A Twosday Birthday

My grandson is four years old today, this very special Twosday, and he is buoyant and bright and a bit of a blur as he dashes past me en route to the bouncy house with his cousins. His imagination and expectations and energy are boundless.

His mother, my daughter, has a very light complexion, naturally strawberry blonde hair, and clear blue eyes. His father is of Nigerian descent, with very dark skin, dark hair, and dark deep eyes.

My grandson doesn’t yet notice the occasional sidelong glance from a passer by. He doesn’t yet take note of the fact that most of his friends have matching parents. He doesn’t yet know that there used to be – and still are – people within a day’s drive who think he is an abomination, who would harass and even harm his parents just for being who they are, and together.

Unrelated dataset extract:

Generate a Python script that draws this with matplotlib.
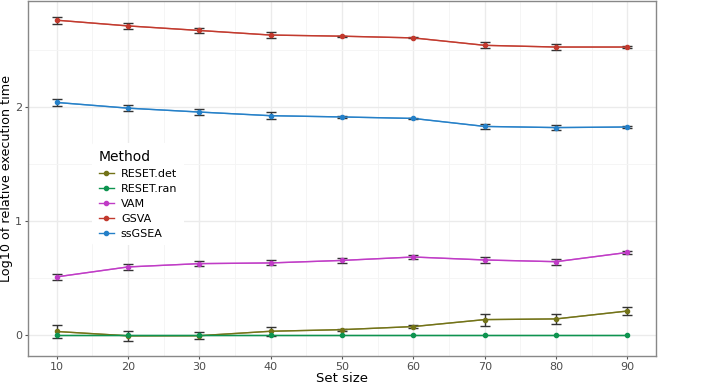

He has never yet been afraid.

Life for my Child Is Simple
     by Gwendolyn Brooks

Life for my child is simple, and it is good.
He knows his wish. Yes, but that is not all.
Because I know mine too.

And we both want joy of undeep and unabiding things,
Like kicking over a chair or throwing blocks out of a window
Or tipping over an icebox pan
Or snatching down curtains or fingering an electric outlet
Or a journey or a friend or an illegal kiss.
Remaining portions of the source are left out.